The cassette tape that day was the Smiths’ The Queen is Dead. Expecting more sloppy 4/4 time drumming and I IV V I chord progressions from some punk band with a clever name, I was shocked to my core when the title track played out of the car speakers. That is, after that “Take me back to dear old Blighty” pub chorus at the beginning. We drove around my tiny town, listening to that album. In fact, I wouldn’t take Dave home until the album was over, because once Dave was gone, so were the Smiths.
“I have to hear more,” I said to Dave, once I finally released him from my clutches. “Do you have anything else?”
“I have everything,” he said.
“Including new stuff?” Dave laughed. What can I say, I was oblivious. I had just assumed they were a magical new band that appeared from the ethers without my knowledge, and I was thrilled I was getting in on the ground floor.
“Um, no. They broke up in 1987.”

This news was nothing short of devastating to me. Broken up? In 1987?? How could this be? I had just heard them, and was deeply affected (which was easily done, since I was a 16 year old virgin who grew up in a fundamentalist Baptist home in Alaska), and it turned out that they disintegrated five years earlier. It felt like I had found my soulmate and then held them while they died in my arms, all in one day.

So I became obsessed, as stupid teenagers are wont to do, and I remained obsessed for years, searching through record stores for discarded B side compilations (remember the days when we couldn’t just go to iTunes and download things? ) and trying to quell myself with Morrissey solo albums, some of which were solid while others, well, you know. Fans don’t like to discuss THOSE albums.

I was relating the above story to someone I knew about 10 years ago, gushing magnanimously over what a huge influence the Smiths were in my late-blooming formative musical years. “You mean to tell me,” the person said, “that you hadn’t heard of the Smiths until you were in HIGH SCHOOL?” This person not only looked shocked, but offended, like I committed the biggest personal effrontery aside from punching his mother in the face and stealing her wallet. “I’ve been a fan of the Smiths since waaaaay back,” he said, and then proudly proceeded to inform me that he discovered them right after the release of their first solo album, his chest puffed out as if he had been the one to first sign the Smiths.

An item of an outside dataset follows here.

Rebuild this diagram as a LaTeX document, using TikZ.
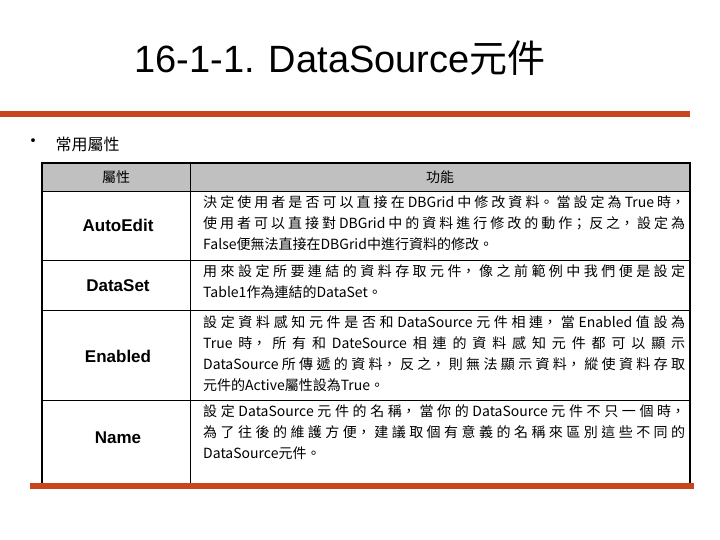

And to this day, I wonder, why with the pride at discovering them before me? Do people get prizes for knowing who a band is before they make it big? I cannot tell you how many stories I’ve heard that start with, at the mere mention of a band’s name, “Oh man, I saw them in this tiny club in Portland back in 19-so-n-so, and it was awesome! Their instruments sounded horrible because they didn’t know how to tune them yet and there was constant feedback from the amps because the sound system sucked! It was great!” Well done! Congrats on becoming a fan while a band is still green and working out its kinks and still kind of sucking a little bit! All that says to me is that you have low standards when it comes to music.

Ultimately, who gives a flying fuck WHEN you discover a band is good? Isn’t enough that you’ve discovered a good band is, in fact, good? I mean, for God’s sake. If I was still stuck in the same musical rut I was in circa 1984, I’d be listening to my parents’ old recordings of the Oak Ridge Boys and Barry Manilow, whistling Rogers and Hammerstein tunes, singing “How Great Thou Art” in the shower and spinning my mother’s vinyl version of “We Are the World”. Who’s the real winner here in the game of musical one-upmanship? I think that would be none other than yours truly.

Just one more reason to hate pretty much everyone.

1 comment:

  1. Those same people who tell you they discovered the band back at the beginning are often the same ones who like to say that such-and-such band's best album was their first one and after that.... I guess it goes back to that feeling of being a super fan or something.